Associate Professor Fadhel Kaboub co-authored an article about the viability and stability of so-called “green” jobs, even during a significant economic downturn such a the US is experiencing during the pandemic.
The article notes, in part:
The monthly Green Jobs Report shows that “greener” enterprises align with more resilient jobs, higher pay for workers, fewer job losses, and the potential for better overall company and investor portfolio performance.
The COVID-19 pandemic destroyed more than 22 million jobs in the United States during March, April and May of 2020. The subsequent recovery has been relatively modest, leaving plenty of uncertainty about the future of the US economy.
Half a year into the pandemic, the results are very clear:
“Greener” jobs pay higher wages than extractive jobs.
The US lost extractive jobs at a higher rate than greener jobs during the COVID-19 downturn.

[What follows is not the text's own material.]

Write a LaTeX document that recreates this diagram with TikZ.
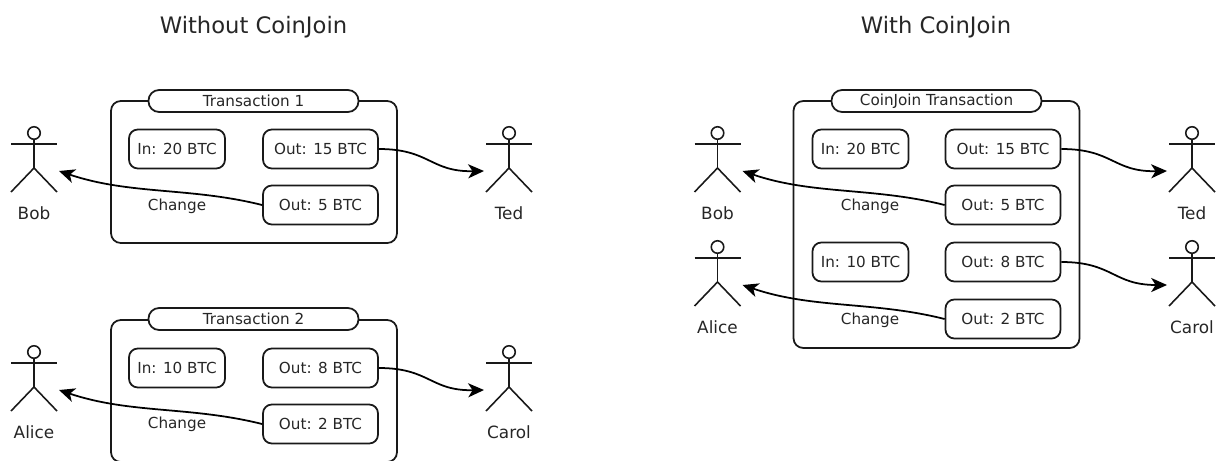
\documentclass[tikz,border=0pt]{standalone}
\usepackage{fontspec}
\setmainfont{DejaVu Sans}
\usetikzlibrary{arrows.meta}
\tikzset{
	every node/.style={font=\fontsize{8.65}{10}\selectfont,text=black!85},
	txbox/.style={draw=black!90,rounded corners=5.5pt,line width=1pt,minimum width=5.72cm,minimum height=2.84cm},
	txtab/.style={draw=black!90,fill=white,rounded corners=6pt,line width=1pt,minimum width=4.2cm,minimum height=0.44cm,inner sep=0pt},
	inbox/.style={draw=black!90,rounded corners=5pt,line width=1pt,minimum width=1.92cm,minimum height=0.78cm,inner sep=0pt},
	outbox/.style={draw=black!90,rounded corners=5pt,line width=1pt,minimum width=2.3cm,minimum height=0.78cm,inner sep=0pt},
	title/.style={font=\fontsize{12.9}{15}\selectfont},
	who/.style={font=\fontsize{9.6}{11}\selectfont},
	stick/.style={draw=black!90,line width=0.9pt},
	flow/.style={-{Stealth[length=9pt,width=8pt,inset=2.5pt]},draw=black,line width=1pt},
}
\newcommand{\actor}[4]{
	\node[stick,circle,minimum size=0.25cm,inner sep=0pt] (#1) at (#2,#3) {};
	\node[who] (#1label) at (#2,#3+80) {#4};
	\coordinate (#1left) at (#2-25,#3+38);
	\coordinate (#1right) at (#2+25,#3+38);
	\coordinate (#1arml) at (#2-23,#3+11);
	\coordinate (#1armr) at (#2+23,#3+11);
	\coordinate (#1hip) at (#2,#3+35);
	\coordinate (#1legl) at (#2-23,#3+59);
	\coordinate (#1legr) at (#2+23,#3+59);
	\draw[stick] (#1arml) -- (#1armr);
	\draw[stick] (#1.south) -- (#1hip);
	\draw[stick] (#1legl) -- (#1hip) -- (#1legr);
}
\begin{document}
\begin{tikzpicture}[x=0.02cm,y=-0.02cm]
	\path[use as bounding box,clip] (0,0) rectangle (1222,460);
	\node[title] (without) at (253.5,27) {Without CoinJoin};
	\node[title] (with) at (936,27) {With CoinJoin};

	\node[txbox] (tx1) at (254,172) {};
	\node[txtab] (tx1tab) at (253.5,101) {Transaction 1};
	\node[inbox] (in20) at (177,149) {In: 20 BTC};
	\node[outbox] (out15) at (320.5,149) {Out: 15 BTC};
	\node[outbox] (out5) at (320.5,205) {Out: 5 BTC};
	\node (change1) at (177,206) {Change};
	\actor{bob}{34}{133}{Bob}
	\actor{ted}{509}{133}{Ted}
	\draw[flow] (out15.east) .. controls (430,149) and (430,172) .. (tedleft);
	\draw[flow] (out5.west) .. controls (190,187) and (130,195) .. (bobright);

	\node[txbox] (tx2) at (254,391) {};
	\node[txtab] (tx2tab) at (253.5,319) {Transaction 2};
	\node[inbox] (in10) at (177,368) {In: 10 BTC};
	\node[outbox] (out8) at (320.5,368) {Out: 8 BTC};
	\node[outbox] (out2) at (320.5,424) {Out: 2 BTC};
	\node (change2) at (177,424) {Change};
	\actor{alice}{34}{352}{Alice}
	\actor{carol}{509}{352}{Carol}
	\draw[flow] (out8.east) .. controls (430,368) and (430,391) .. (carolleft);
	\draw[flow] (out2.west) .. controls (190,406) and (130,414) .. (aliceright);

	\node[txbox,minimum height=4.94cm] (cj) at (936.5,224.5) {};
	\node[txtab] (cjtab) at (936.5,101) {CoinJoin Transaction};
	\node[inbox] (cjin20) at (860.5,149) {In: 20 BTC};
	\node[outbox] (cjout15) at (1003,149) {Out: 15 BTC};
	\node[outbox] (cjout5) at (1003,205) {Out: 5 BTC};
	\node (cjchange1) at (870,206) {Change};
	\node[inbox] (cjin10) at (860.5,262) {In: 10 BTC};
	\node[outbox] (cjout8) at (1003,262) {Out: 8 BTC};
	\node[outbox] (cjout2) at (1003,319) {Out: 2 BTC};
	\node (cjchange2) at (870,320) {Change};
	\actor{cjbob}{717.5}{133}{Bob}
	\actor{cjted}{1192}{133}{Ted}
	\actor{cjalice}{717.5}{247}{Alice}
	\actor{cjcarol}{1192}{247}{Carol}
	\draw[flow] (cjout15.east) .. controls (1113,149) and (1113,172) .. (cjtedleft);
	\draw[flow] (cjout5.west) .. controls (873,187) and (813,195) .. (cjbobright);
	\draw[flow] (cjout8.east) .. controls (1113,262) and (1113,285) .. (cjcarolleft);
	\draw[flow] (cjout2.west) .. controls (873,301) and (813,309) .. (cjaliceright);
\end{tikzpicture}
\end{document}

Even in the hardest-hit “high-contact” industries, greener jobs were less likely to be lost.
To calculate the monthly results, the Green Jobs Report incorporates HIP Investor’s life-cycle approach rating the products and services, operations and management practices of publicly listed companies. These ESG ratings by HIP Investor are applied to the industries in the Current Employment Statistics (CES) data published by the US Bureau of Labor Statistics (BLS) each month.